What you have to do
Below is some material; transcribe all of it exactly.
* START Recorded information *
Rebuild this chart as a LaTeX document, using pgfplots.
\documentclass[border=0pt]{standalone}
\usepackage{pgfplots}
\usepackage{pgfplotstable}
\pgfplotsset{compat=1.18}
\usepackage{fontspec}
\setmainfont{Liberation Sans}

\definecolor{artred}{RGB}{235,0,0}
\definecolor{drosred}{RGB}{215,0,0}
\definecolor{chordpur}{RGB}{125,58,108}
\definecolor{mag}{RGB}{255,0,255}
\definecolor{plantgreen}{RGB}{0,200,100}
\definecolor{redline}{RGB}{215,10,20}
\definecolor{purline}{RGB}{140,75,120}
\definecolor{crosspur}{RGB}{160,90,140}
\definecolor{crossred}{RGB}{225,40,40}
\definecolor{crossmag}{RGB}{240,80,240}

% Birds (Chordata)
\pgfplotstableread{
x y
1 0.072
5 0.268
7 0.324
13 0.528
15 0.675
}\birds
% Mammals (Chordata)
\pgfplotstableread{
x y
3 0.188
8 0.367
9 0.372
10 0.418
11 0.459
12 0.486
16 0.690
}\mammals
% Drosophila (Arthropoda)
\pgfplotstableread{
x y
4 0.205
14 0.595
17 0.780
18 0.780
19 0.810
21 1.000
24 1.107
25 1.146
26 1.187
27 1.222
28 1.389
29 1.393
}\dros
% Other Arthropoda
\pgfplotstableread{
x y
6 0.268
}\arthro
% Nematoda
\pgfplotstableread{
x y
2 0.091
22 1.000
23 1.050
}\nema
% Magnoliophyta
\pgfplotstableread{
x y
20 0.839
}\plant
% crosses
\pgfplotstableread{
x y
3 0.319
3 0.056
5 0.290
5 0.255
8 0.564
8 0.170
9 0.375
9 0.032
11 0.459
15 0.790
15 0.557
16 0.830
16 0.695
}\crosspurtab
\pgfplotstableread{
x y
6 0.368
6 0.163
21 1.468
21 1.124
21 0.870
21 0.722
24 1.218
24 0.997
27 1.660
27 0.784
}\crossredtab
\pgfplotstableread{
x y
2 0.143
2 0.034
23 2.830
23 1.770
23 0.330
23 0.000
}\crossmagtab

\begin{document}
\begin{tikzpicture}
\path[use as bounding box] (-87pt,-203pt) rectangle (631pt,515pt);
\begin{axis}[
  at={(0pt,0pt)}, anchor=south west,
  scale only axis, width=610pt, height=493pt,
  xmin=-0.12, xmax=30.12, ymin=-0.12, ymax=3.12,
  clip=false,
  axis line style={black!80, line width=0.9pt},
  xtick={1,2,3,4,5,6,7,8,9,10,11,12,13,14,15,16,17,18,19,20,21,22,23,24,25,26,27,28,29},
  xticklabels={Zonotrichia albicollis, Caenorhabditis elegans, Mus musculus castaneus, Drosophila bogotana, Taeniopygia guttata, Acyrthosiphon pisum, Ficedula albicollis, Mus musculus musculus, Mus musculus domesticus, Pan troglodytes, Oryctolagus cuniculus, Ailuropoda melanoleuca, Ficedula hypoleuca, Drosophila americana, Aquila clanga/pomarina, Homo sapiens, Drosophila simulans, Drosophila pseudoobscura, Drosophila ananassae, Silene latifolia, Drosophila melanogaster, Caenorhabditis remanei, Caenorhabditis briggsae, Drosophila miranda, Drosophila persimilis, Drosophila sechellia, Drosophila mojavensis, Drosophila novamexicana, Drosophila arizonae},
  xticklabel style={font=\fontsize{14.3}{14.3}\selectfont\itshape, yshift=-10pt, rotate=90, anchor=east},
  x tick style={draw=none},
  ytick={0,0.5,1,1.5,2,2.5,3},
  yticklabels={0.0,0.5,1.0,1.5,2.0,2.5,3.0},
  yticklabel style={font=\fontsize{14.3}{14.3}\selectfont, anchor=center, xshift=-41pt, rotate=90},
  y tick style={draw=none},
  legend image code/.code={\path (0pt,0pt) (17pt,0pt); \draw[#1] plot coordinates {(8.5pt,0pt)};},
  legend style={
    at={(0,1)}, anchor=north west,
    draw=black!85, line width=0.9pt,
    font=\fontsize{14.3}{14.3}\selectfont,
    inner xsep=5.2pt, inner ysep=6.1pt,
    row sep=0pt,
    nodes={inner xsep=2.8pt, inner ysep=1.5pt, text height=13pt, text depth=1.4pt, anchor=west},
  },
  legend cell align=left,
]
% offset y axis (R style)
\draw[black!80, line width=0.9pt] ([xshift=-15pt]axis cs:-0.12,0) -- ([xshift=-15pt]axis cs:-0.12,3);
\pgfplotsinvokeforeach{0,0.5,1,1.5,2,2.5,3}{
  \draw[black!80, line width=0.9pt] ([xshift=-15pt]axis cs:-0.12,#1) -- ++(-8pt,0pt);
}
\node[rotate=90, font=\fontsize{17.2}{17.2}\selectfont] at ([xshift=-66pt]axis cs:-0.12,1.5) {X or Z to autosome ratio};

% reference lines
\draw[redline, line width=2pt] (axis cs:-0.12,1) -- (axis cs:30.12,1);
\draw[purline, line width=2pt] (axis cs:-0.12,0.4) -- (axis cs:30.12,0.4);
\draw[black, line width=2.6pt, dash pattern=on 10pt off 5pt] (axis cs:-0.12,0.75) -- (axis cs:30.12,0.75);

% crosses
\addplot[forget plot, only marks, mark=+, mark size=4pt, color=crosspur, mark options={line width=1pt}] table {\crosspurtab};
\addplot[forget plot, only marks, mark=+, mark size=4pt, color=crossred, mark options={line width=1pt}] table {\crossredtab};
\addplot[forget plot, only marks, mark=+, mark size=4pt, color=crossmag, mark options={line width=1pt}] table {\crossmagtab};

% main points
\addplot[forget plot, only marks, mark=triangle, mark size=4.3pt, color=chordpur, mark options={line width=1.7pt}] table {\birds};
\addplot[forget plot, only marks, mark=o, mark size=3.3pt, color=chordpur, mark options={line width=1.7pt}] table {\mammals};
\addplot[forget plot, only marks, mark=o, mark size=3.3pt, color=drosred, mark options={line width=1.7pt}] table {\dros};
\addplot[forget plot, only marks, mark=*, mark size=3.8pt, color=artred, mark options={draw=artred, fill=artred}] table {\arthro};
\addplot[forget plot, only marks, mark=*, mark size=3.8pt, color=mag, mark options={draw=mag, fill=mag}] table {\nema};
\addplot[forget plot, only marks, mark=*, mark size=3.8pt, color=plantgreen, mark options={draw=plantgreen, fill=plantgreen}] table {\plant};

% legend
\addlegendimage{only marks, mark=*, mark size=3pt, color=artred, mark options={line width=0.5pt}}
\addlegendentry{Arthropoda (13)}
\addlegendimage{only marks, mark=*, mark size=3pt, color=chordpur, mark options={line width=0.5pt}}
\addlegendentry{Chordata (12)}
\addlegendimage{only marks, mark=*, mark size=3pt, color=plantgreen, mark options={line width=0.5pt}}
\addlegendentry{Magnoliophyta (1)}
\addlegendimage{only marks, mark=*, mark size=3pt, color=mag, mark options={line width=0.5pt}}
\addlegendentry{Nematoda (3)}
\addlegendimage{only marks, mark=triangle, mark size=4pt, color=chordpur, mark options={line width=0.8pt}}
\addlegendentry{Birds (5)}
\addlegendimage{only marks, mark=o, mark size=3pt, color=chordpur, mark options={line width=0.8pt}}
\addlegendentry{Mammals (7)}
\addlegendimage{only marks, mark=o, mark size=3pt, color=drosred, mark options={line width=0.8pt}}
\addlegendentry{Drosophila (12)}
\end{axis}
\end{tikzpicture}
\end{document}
* END Recorded information *
Complete output
Rebuild this chart as a LaTeX document, using pgfplots.
\documentclass[border=0pt]{standalone}
\usepackage{pgfplots}
\usepackage{pgfplotstable}
\pgfplotsset{compat=1.18}
\usepackage{fontspec}
\setmainfont{Liberation Sans}

\definecolor{artred}{RGB}{235,0,0}
\definecolor{drosred}{RGB}{215,0,0}
\definecolor{chordpur}{RGB}{125,58,108}
\definecolor{mag}{RGB}{255,0,255}
\definecolor{plantgreen}{RGB}{0,200,100}
\definecolor{redline}{RGB}{215,10,20}
\definecolor{purline}{RGB}{140,75,120}
\definecolor{crosspur}{RGB}{160,90,140}
\definecolor{crossred}{RGB}{225,40,40}
\definecolor{crossmag}{RGB}{240,80,240}

% Birds (Chordata)
\pgfplotstableread{
x y
1 0.072
5 0.268
7 0.324
13 0.528
15 0.675
}\birds
% Mammals (Chordata)
\pgfplotstableread{
x y
3 0.188
8 0.367
9 0.372
10 0.418
11 0.459
12 0.486
16 0.690
}\mammals
% Drosophila (Arthropoda)
\pgfplotstableread{
x y
4 0.205
14 0.595
17 0.780
18 0.780
19 0.810
21 1.000
24 1.107
25 1.146
26 1.187
27 1.222
28 1.389
29 1.393
}\dros
% Other Arthropoda
\pgfplotstableread{
x y
6 0.268
}\arthro
% Nematoda
\pgfplotstableread{
x y
2 0.091
22 1.000
23 1.050
}\nema
% Magnoliophyta
\pgfplotstableread{
x y
20 0.839
}\plant
% crosses
\pgfplotstableread{
x y
3 0.319
3 0.056
5 0.290
5 0.255
8 0.564
8 0.170
9 0.375
9 0.032
11 0.459
15 0.790
15 0.557
16 0.830
16 0.695
}\crosspurtab
\pgfplotstableread{
x y
6 0.368
6 0.163
21 1.468
21 1.124
21 0.870
21 0.722
24 1.218
24 0.997
27 1.660
27 0.784
}\crossredtab
\pgfplotstableread{
x y
2 0.143
2 0.034
23 2.830
23 1.770
23 0.330
23 0.000
}\crossmagtab

\begin{document}
\begin{tikzpicture}
\path[use as bounding box] (-87pt,-203pt) rectangle (631pt,515pt);
\begin{axis}[
  at={(0pt,0pt)}, anchor=south west,
  scale only axis, width=610pt, height=493pt,
  xmin=-0.12, xmax=30.12, ymin=-0.12, ymax=3.12,
  clip=false,
  axis line style={black!80, line width=0.9pt},
  xtick={1,2,3,4,5,6,7,8,9,10,11,12,13,14,15,16,17,18,19,20,21,22,23,24,25,26,27,28,29},
  xticklabels={Zonotrichia albicollis, Caenorhabditis elegans, Mus musculus castaneus, Drosophila bogotana, Taeniopygia guttata, Acyrthosiphon pisum, Ficedula albicollis, Mus musculus musculus, Mus musculus domesticus, Pan troglodytes, Oryctolagus cuniculus, Ailuropoda melanoleuca, Ficedula hypoleuca, Drosophila americana, Aquila clanga/pomarina, Homo sapiens, Drosophila simulans, Drosophila pseudoobscura, Drosophila ananassae, Silene latifolia, Drosophila melanogaster, Caenorhabditis remanei, Caenorhabditis briggsae, Drosophila miranda, Drosophila persimilis, Drosophila sechellia, Drosophila mojavensis, Drosophila novamexicana, Drosophila arizonae},
  xticklabel style={font=\fontsize{14.3}{14.3}\selectfont\itshape, yshift=-10pt, rotate=90, anchor=east},
  x tick style={draw=none},
  ytick={0,0.5,1,1.5,2,2.5,3},
  yticklabels={0.0,0.5,1.0,1.5,2.0,2.5,3.0},
  yticklabel style={font=\fontsize{14.3}{14.3}\selectfont, anchor=center, xshift=-41pt, rotate=90},
  y tick style={draw=none},
  legend image code/.code={\path (0pt,0pt) (17pt,0pt); \draw[#1] plot coordinates {(8.5pt,0pt)};},
  legend style={
    at={(0,1)}, anchor=north west,
    draw=black!85, line width=0.9pt,
    font=\fontsize{14.3}{14.3}\selectfont,
    inner xsep=5.2pt, inner ysep=6.1pt,
    row sep=0pt,
    nodes={inner xsep=2.8pt, inner ysep=1.5pt, text height=13pt, text depth=1.4pt, anchor=west},
  },
  legend cell align=left,
]
% offset y axis (R style)
\draw[black!80, line width=0.9pt] ([xshift=-15pt]axis cs:-0.12,0) -- ([xshift=-15pt]axis cs:-0.12,3);
\pgfplotsinvokeforeach{0,0.5,1,1.5,2,2.5,3}{
  \draw[black!80, line width=0.9pt] ([xshift=-15pt]axis cs:-0.12,#1) -- ++(-8pt,0pt);
}
\node[rotate=90, font=\fontsize{17.2}{17.2}\selectfont] at ([xshift=-66pt]axis cs:-0.12,1.5) {X or Z to autosome ratio};

% reference lines
\draw[redline, line width=2pt] (axis cs:-0.12,1) -- (axis cs:30.12,1);
\draw[purline, line width=2pt] (axis cs:-0.12,0.4) -- (axis cs:30.12,0.4);
\draw[black, line width=2.6pt, dash pattern=on 10pt off 5pt] (axis cs:-0.12,0.75) -- (axis cs:30.12,0.75);

% crosses
\addplot[forget plot, only marks, mark=+, mark size=4pt, color=crosspur, mark options={line width=1pt}] table {\crosspurtab};
\addplot[forget plot, only marks, mark=+, mark size=4pt, color=crossred, mark options={line width=1pt}] table {\crossredtab};
\addplot[forget plot, only marks, mark=+, mark size=4pt, color=crossmag, mark options={line width=1pt}] table {\crossmagtab};

% main points
\addplot[forget plot, only marks, mark=triangle, mark size=4.3pt, color=chordpur, mark options={line width=1.7pt}] table {\birds};
\addplot[forget plot, only marks, mark=o, mark size=3.3pt, color=chordpur, mark options={line width=1.7pt}] table {\mammals};
\addplot[forget plot, only marks, mark=o, mark size=3.3pt, color=drosred, mark options={line width=1.7pt}] table {\dros};
\addplot[forget plot, only marks, mark=*, mark size=3.8pt, color=artred, mark options={draw=artred, fill=artred}] table {\arthro};
\addplot[forget plot, only marks, mark=*, mark size=3.8pt, color=mag, mark options={draw=mag, fill=mag}] table {\nema};
\addplot[forget plot, only marks, mark=*, mark size=3.8pt, color=plantgreen, mark options={draw=plantgreen, fill=plantgreen}] table {\plant};

% legend
\addlegendimage{only marks, mark=*, mark size=3pt, color=artred, mark options={line width=0.5pt}}
\addlegendentry{Arthropoda (13)}
\addlegendimage{only marks, mark=*, mark size=3pt, color=chordpur, mark options={line width=0.5pt}}
\addlegendentry{Chordata (12)}
\addlegendimage{only marks, mark=*, mark size=3pt, color=plantgreen, mark options={line width=0.5pt}}
\addlegendentry{Magnoliophyta (1)}
\addlegendimage{only marks, mark=*, mark size=3pt, color=mag, mark options={line width=0.5pt}}
\addlegendentry{Nematoda (3)}
\addlegendimage{only marks, mark=triangle, mark size=4pt, color=chordpur, mark options={line width=0.8pt}}
\addlegendentry{Birds (5)}
\addlegendimage{only marks, mark=o, mark size=3pt, color=chordpur, mark options={line width=0.8pt}}
\addlegendentry{Mammals (7)}
\addlegendimage{only marks, mark=o, mark size=3pt, color=drosred, mark options={line width=0.8pt}}
\addlegendentry{Drosophila (12)}
\end{axis}
\end{tikzpicture}
\end{document}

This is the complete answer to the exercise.